Menurut hematku yang daif ini, Lampung penyumbang rempah juga bagi Belanda–dalam hal ini VOC–selain kopra dan lada serta kopi, namun kenapa yang tercatat dalam sejarah hanya Barus (Aceh)?
Menyaksikan kenyataan ini, hati siapa pun akan meradang. Apatah lagi aku pernah mendapat pelajaran sejarah di sekolah bahwa Banten “merangkul” Lampung untuk memudahkan pengiriman hasil hutan untuk VOC!
Demikian pula hal lain bagi Lampung, sungguh banyak yang “hilang” dan “dihilangkan” oleh sejarah. Padahal Lampung juga bagian dari Indonesia dan memiliki sejarah serta kekayaan khazanah budaya. Lampung pernah ada Kepaksian Sekala Brak, juga konon pernah hidup Kerajaan Tulang Bawang. Meski yang kusebut terakhir, istriku, disimpulkan sejarawan Hilman Hadikusuma tak ada karena hasil dari penelitiannya untuk memastikan adanya kerajaan harus ada artefak yang ditinggalkan.
Dalam sejarah sastra Indonesia, Lampung telah melahirkan penyair yakni Muhammad Saleh. Pribumi ini menulis syair amat panjang mengenai pandangan mata peristiwa meletusnya Gunung Krakatau pada 1883. Meski “Syair Lampung Karam” karya Muhammad Saleh sebagai reportoar dia tulis di Singapura tiga tahun kemudian adalah karya penulis Lampung.
Syair ini baru ditemukan 100 tahun kemudian di perpustakaan Universitas Leiden. Penemu dan pentraskipnya adalah dosen setempat asal Sumatera Barat, Suryadi Sunuri. Kita mesti berterima kasih padanya.

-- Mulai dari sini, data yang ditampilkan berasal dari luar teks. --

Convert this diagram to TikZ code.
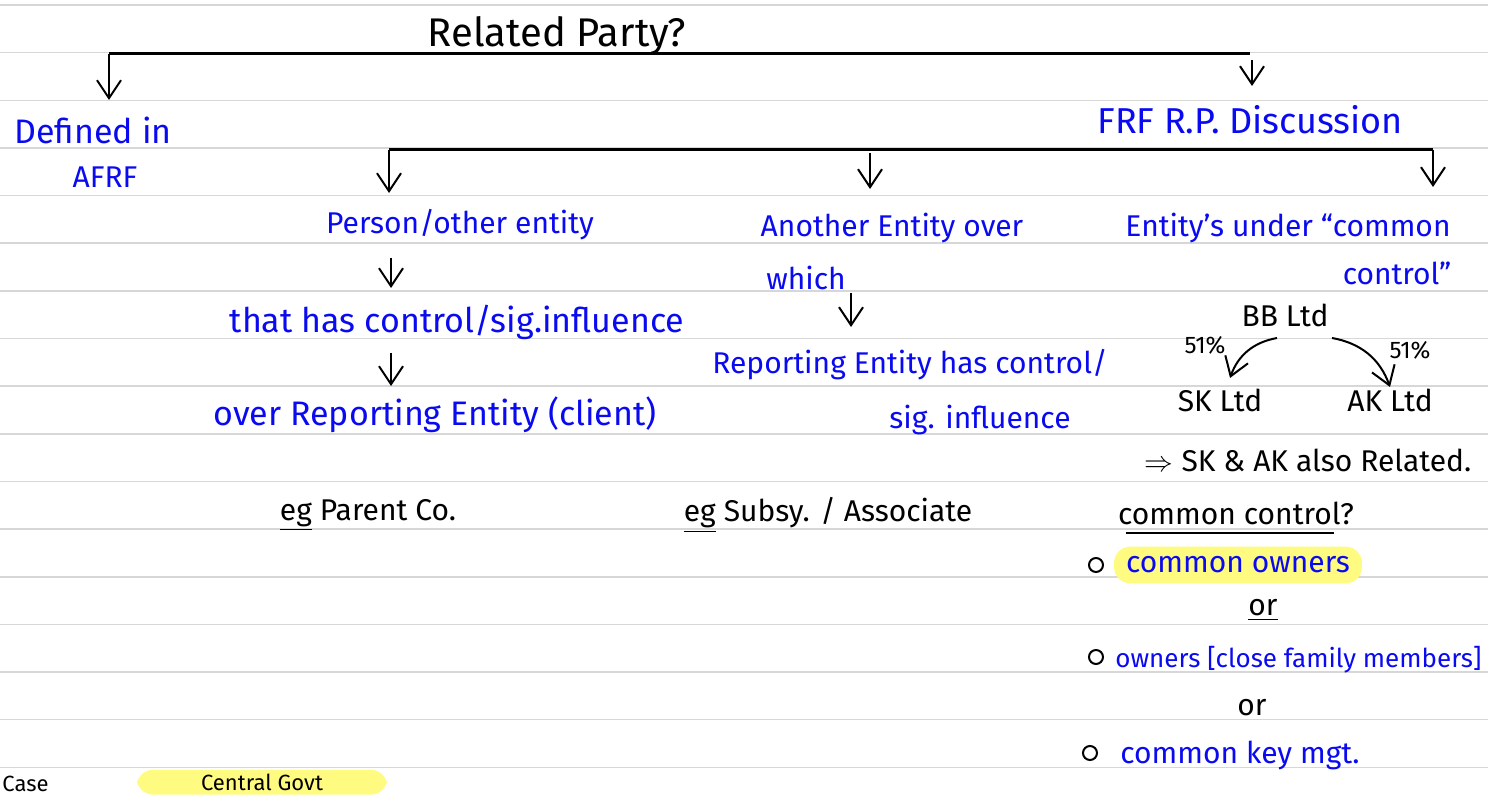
\documentclass[tikz,border=0pt]{standalone}
\usepackage{fontspec}
\setmainfont{Fira Sans}
\usetikzlibrary{arrows.meta}

\definecolor{pen}{RGB}{10,10,240}
\definecolor{ruling}{RGB}{215,215,215}
\definecolor{marker}{RGB}{255,250,128}

\tikzset{
  note/.style={text=pen, font=\fontsize{15}{18}\selectfont, inner sep=0pt},
  ink/.style={text=black, font=\fontsize{15}{18}\selectfont, inner sep=0pt},
  big/.style={font=\fontsize{17}{20}\selectfont},
  down/.style={-{Straight Barb[length=9pt,width=12pt]}, line width=1pt},
  bar/.style={line width=1.5pt},
  dot/.style={circle, draw, line width=1pt, minimum size=7pt, inner sep=0pt},
  marked/.style={fill=marker, rounded corners=8pt, inner xsep=6pt, inner ysep=5pt},
}

\begin{document}
\begin{tikzpicture}[x=0.5pt,y=-0.5pt]
\useasboundingbox (0,0) rectangle (1488,795);
\clip (0,0) rectangle (1488,795);

% ruled paper
\foreach \k in {0,...,16}
  \draw[ruling, line width=0.75pt] (0,{5+47.65*\k}) -- (1488,{5+47.65*\k});

% top level
\node[ink, font=\fontsize{20}{24}\selectfont] (rp) at (557,36) {Related Party?};
\coordinate (topL) at (109,54);
\coordinate (topR) at (1250,54);
\draw[bar] (topL) -- (topR);

\node[note, big] (def) at (93,130) {Defined in};
\node[note] (afrf) at (105,177) {AFRF};
\node[note, font=\fontsize{18}{21}\selectfont] (frf) at (1250,120) {FRF R.P. Discussion};

\coordinate (defTip) at (109,100);
\coordinate (frfTop) at (1252,60);
\coordinate (frfTip) at (1252,86);
\draw[down] (topL) -- (defTip);
\draw[down] (frfTop) -- (frfTip);

% second level
\coordinate (midL) at (389,150);
\coordinate (midR) at (1433,150);
\coordinate (personTip) at (389,193);
\coordinate (anotherTop) at (870,153);
\coordinate (anotherTip) at (870,189);
\coordinate (commonTip) at (1433,187);
\draw[bar] (midL) -- (midR);
\draw[down] (midL) -- (personTip);
\draw[down] (anotherTop) -- (anotherTip);
\draw[down] (midR) -- (commonTip);

% left branch
\node[note] (person) at (460,225) {Person/other entity};
\node[note, big] (hasctrl) at (457,322) {that has control/sig.influence};
\node[note, big] (overre) at (435,415) {over Reporting Entity (client)};
\node[ink] (egp) at (368,515) {\underline{eg} Parent Co.};

\coordinate (p1) at (391,258);
\coordinate (p2) at (391,288);
\coordinate (p3) at (391,353);
\coordinate (p4) at (391,386);
\draw[down] (p1) -- (p2);
\draw[down] (p3) -- (p4);

% middle branch
\node[note] (another) at (892,228) {Another Entity over};
\node[note] (which) at (806,278) {which};
\node[note] (rehas) at (910,365) {Reporting Entity has control/};
\node[note] (sig) at (980,420) {sig. influence};
\node[ink] (egs) at (828,515) {\underline{eg} Subsy. / Associate};

\coordinate (w1) at (851,293);
\coordinate (w2) at (851,327);
\draw[down] (w1) -- (w2);

% right branch
\node[note] (ucc) at (1288,228) {Entity's under ``common};
\node[note] (ucc2) at (1397,273) {control''};

\node[ink] (bb) at (1285,315) {BB Ltd};
\node[ink] (sk) at (1220,400) {SK Ltd};
\node[ink] (ak) at (1390,400) {AK Ltd};
\node[ink, font=\fontsize{12}{14}\selectfont] (pcL) at (1205,345) {51\%};
\node[ink, font=\fontsize{12}{14}\selectfont] (pcR) at (1410,350) {51\%};

\coordinate (bbL) at (1277,338);
\coordinate (skTip) at (1230,378);
\coordinate (bbR) at (1332,338);
\coordinate (akTip) at (1390,387);
\draw[down] (bbL) to[bend right=30] (skTip);
\draw[down] (bbR) to[bend left=30] (akTip);

\node[ink] (also) at (1308,460) {$\Rightarrow$ SK \& AK also Related.};
\node[ink] (cc) at (1236,513) {common control?};
\draw[line width=1.2pt] ([xshift=4pt,yshift=-4pt]cc.south west) -- ([xshift=-10pt,yshift=-4pt]cc.south east);

\node[note, marked] (owners) at (1238,565) {common owners};
\node[dot] (b1) at (1096,565) {};
\node[ink] (or1) at (1263,610) {\underline{or}};
\node[dot] (b2) at (1096,657) {};
\node[note, anchor=west, font=\fontsize{13}{16}\selectfont] (family) at (1115,660) {owners [close family members]};
\node[ink] (or2) at (1252,708) {or};
\node[dot] (b3) at (1090,753) {};
\node[note] (keymgt) at (1240,755) {common key mgt.};

% bottom line, at the foot of the page
\node[ink, anchor=south west, font=\fontsize{11}{13}\selectfont] (case) at (2,792) {Case};
\node[ink, marked, anchor=south, inner ysep=2pt, font=\fontsize{11}{13}\selectfont, minimum width=125pt] (govt) at (262,795) {Central Govt};
\end{tikzpicture}
\end{document}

Walaupun terima kasih kita tak diujudkan dalam bentuk penghargaan, penghormatan, dan sebagainya. Pemerintah, dalam hal ini Lampung, masih menganggap karya seni tak begitu penting. Berbeda dengan olahraga, politik dan atau hal-hal yang bersifat fisik. Persoalan spiritual dan senibudaya acap di nomor sekiankan. Sungguh memyedihkan.
Sampai muasir, sastra Indonesia di Lampung tersisihkan dalam peta sastra Tanah Air. Seakan-akan, sekali lagi, Indonesia hanya Jawa dan Bali.
Anggapan ini telah dibuktikan saat Frankfurt Book Fair baru lalu. Yang hadir di Jerman adalah pengarang Jawa–lebih disempitkan Jakarta–dan Bali.
Alih-alih Lampung disertakan, penulis Sumatera Barat dan Riau tidak dibawa serta ke Jerman.
Nah, akhirnya aku mahfum bahwa siapa yang tahu banyak sejarah cenderung menutupi sebagian dari sejarah tersebut.
Maka, istriku, lawatan aku bersama sastrawan dan peneliti ke Belanda ini ingin menelisik ke belakang tentang sejarah dan khasanah kebudayaan Lampung masa silam yang tersimpan di negeri Kincir Angin.
Salah satunya dengan menyimpan gamolan pekhing agar terdokumentasi dengan baik. Sekarang memang seperti tak berguna, tapi berabad-abad kelak akan berharga.
Istriku, aku ingin mencatat dari perjalananku ini, yakni ternyata di Amsterdam kami temui Lampongatraat (Jalan Lampung).
Betapa bahagia kami. Ketika sejarah masa silam tentang Lampung tak tercaraf. Namun Belanda masih menghargai keberadaan Lampung.
Istriku, jika kau membaca catatanku ini, senoga kau paham; jaga dan rawat sejarah.
Dari sana kita akan menghargai sastra dan kebudayaan. Semoga.